Give every line again exactly as it appears, please, but not the pictures.

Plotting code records

★ ★ ★

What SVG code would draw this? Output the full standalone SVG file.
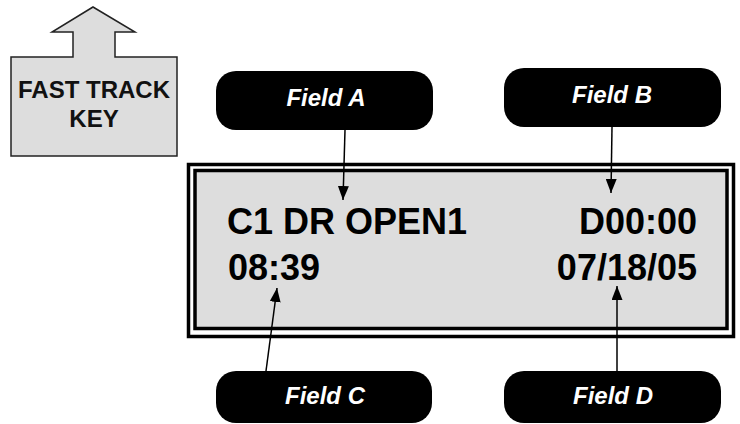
<svg xmlns="http://www.w3.org/2000/svg" width="740" height="424" viewBox="0 0 740 424">
<defs>
<style>
.pill{fill:#000}
.pt{font-family:"Liberation Sans",Arial,sans-serif;font-weight:bold;font-style:italic;font-size:24px;fill:#fff;text-anchor:middle}
.lcd{font-family:"Liberation Sans",Arial,sans-serif;font-weight:bold;font-size:36px;fill:#000}
.key{font-family:"Liberation Sans",Arial,sans-serif;font-weight:bold;font-size:24px;fill:#111;text-anchor:middle}
.conn{stroke:#000;stroke-width:1.5;fill:none}
</style>
<marker id="ah" markerWidth="14" markerHeight="11" viewBox="0 0 14 11" refX="14" refY="5.5" orient="auto" markerUnits="userSpaceOnUse">
<path d="M0,0 L14,5.5 L0,11 Z" fill="#000"/>
</marker>
</defs>
<rect width="740" height="424" fill="#fff"/>
<g id="fast-track-key">
<polygon points="93,7 135,32 115,32 115,57 177,57 177,156 11,156 11,57 73,57 73,32 52,32" fill="#dddddd" stroke="#222" stroke-width="1.5"/>
<text class="key" x="94" y="98">FAST TRACK</text>
<text class="key" x="94" y="127">KEY</text>
</g>
<g id="display">
<rect x="188.5" y="164.5" width="545" height="172" fill="#fff" stroke="#000" stroke-width="3.5"/>
<rect x="195" y="170.5" width="532" height="158" fill="#dddddd" stroke="#000" stroke-width="3.5"/>
<text class="lcd" x="227" y="234">C1 DR OPEN1</text>
<text class="lcd" x="697" y="234" text-anchor="end">D00:00</text>
<text class="lcd" x="228" y="280">08:39</text>
<text class="lcd" x="697" y="280" text-anchor="end">07/18/05</text>
</g>
<g id="field-a">
<rect class="pill" x="216" y="71" width="217" height="59" rx="20"/>
<text class="pt" x="326" y="106">Field A</text>
</g>
<g id="field-b">
<rect class="pill" x="504" y="68" width="217" height="59" rx="20"/>
<text class="pt" x="612" y="103">Field B</text>
</g>
<g id="field-c">
<rect class="pill" x="216" y="371" width="216" height="52" rx="20"/>
<text class="pt" x="325" y="404">Field C</text>
</g>
<g id="field-d">
<rect class="pill" x="504" y="371" width="217" height="52" rx="20"/>
<text class="pt" x="613" y="404">Field D</text>
</g>
<g id="connectors">
<line class="conn" x1="345" y1="130" x2="343" y2="200" marker-end="url(#ah)"/>
<line class="conn" x1="612" y1="127" x2="611" y2="193" marker-end="url(#ah)"/>
<line class="conn" x1="266" y1="371" x2="277" y2="288" marker-end="url(#ah)"/>
<line class="conn" x1="617" y1="371" x2="617" y2="286" marker-end="url(#ah)"/>
</g>
</svg>
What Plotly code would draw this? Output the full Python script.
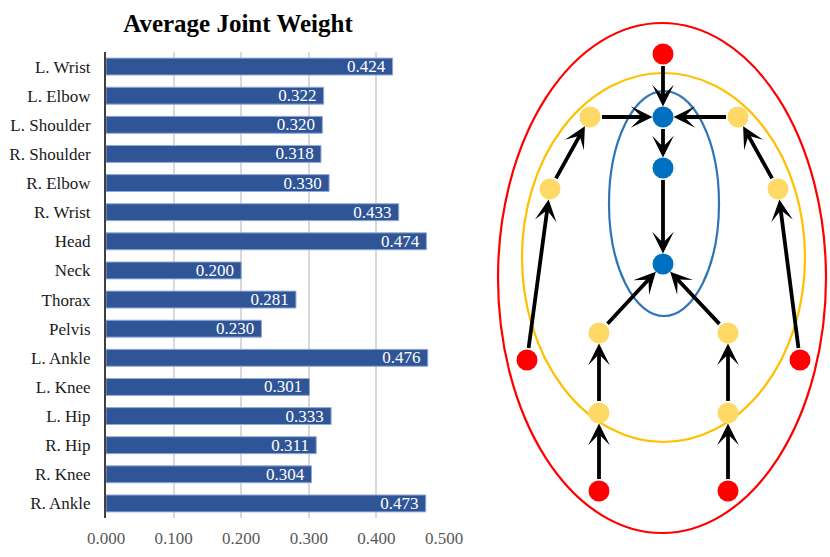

★ ★ ★

## Task output:
What SVG code would draw this? Output the full standalone SVG file.
<svg xmlns="http://www.w3.org/2000/svg" width="740" height="424" viewBox="0 0 740 424">
<defs>
<style>
.pill{fill:#000}
.pt{font-family:"Liberation Sans",Arial,sans-serif;font-weight:bold;font-style:italic;font-size:24px;fill:#fff;text-anchor:middle}
.lcd{font-family:"Liberation Sans",Arial,sans-serif;font-weight:bold;font-size:36px;fill:#000}
.key{font-family:"Liberation Sans",Arial,sans-serif;font-weight:bold;font-size:24px;fill:#111;text-anchor:middle}
.conn{stroke:#000;stroke-width:1.5;fill:none}
</style>
<marker id="ah" markerWidth="14" markerHeight="11" viewBox="0 0 14 11" refX="14" refY="5.5" orient="auto" markerUnits="userSpaceOnUse">
<path d="M0,0 L14,5.5 L0,11 Z" fill="#000"/>
</marker>
</defs>
<rect width="740" height="424" fill="#fff"/>
<g id="fast-track-key">
<polygon points="93,7 135,32 115,32 115,57 177,57 177,156 11,156 11,57 73,57 73,32 52,32" fill="#dddddd" stroke="#222" stroke-width="1.5"/>
<text class="key" x="94" y="98">FAST TRACK</text>
<text class="key" x="94" y="127">KEY</text>
</g>
<g id="display">
<rect x="188.5" y="164.5" width="545" height="172" fill="#fff" stroke="#000" stroke-width="3.5"/>
<rect x="195" y="170.5" width="532" height="158" fill="#dddddd" stroke="#000" stroke-width="3.5"/>
<text class="lcd" x="227" y="234">C1 DR OPEN1</text>
<text class="lcd" x="697" y="234" text-anchor="end">D00:00</text>
<text class="lcd" x="228" y="280">08:39</text>
<text class="lcd" x="697" y="280" text-anchor="end">07/18/05</text>
</g>
<g id="field-a">
<rect class="pill" x="216" y="71" width="217" height="59" rx="20"/>
<text class="pt" x="326" y="106">Field A</text>
</g>
<g id="field-b">
<rect class="pill" x="504" y="68" width="217" height="59" rx="20"/>
<text class="pt" x="612" y="103">Field B</text>
</g>
<g id="field-c">
<rect class="pill" x="216" y="371" width="216" height="52" rx="20"/>
<text class="pt" x="325" y="404">Field C</text>
</g>
<g id="field-d">
<rect class="pill" x="504" y="371" width="217" height="52" rx="20"/>
<text class="pt" x="613" y="404">Field D</text>
</g>
<g id="connectors">
<line class="conn" x1="345" y1="130" x2="343" y2="200" marker-end="url(#ah)"/>
<line class="conn" x1="612" y1="127" x2="611" y2="193" marker-end="url(#ah)"/>
<line class="conn" x1="266" y1="371" x2="277" y2="288" marker-end="url(#ah)"/>
<line class="conn" x1="617" y1="371" x2="617" y2="286" marker-end="url(#ah)"/>
</g>
</svg>
What Plotly code would draw this? Output the full Python script.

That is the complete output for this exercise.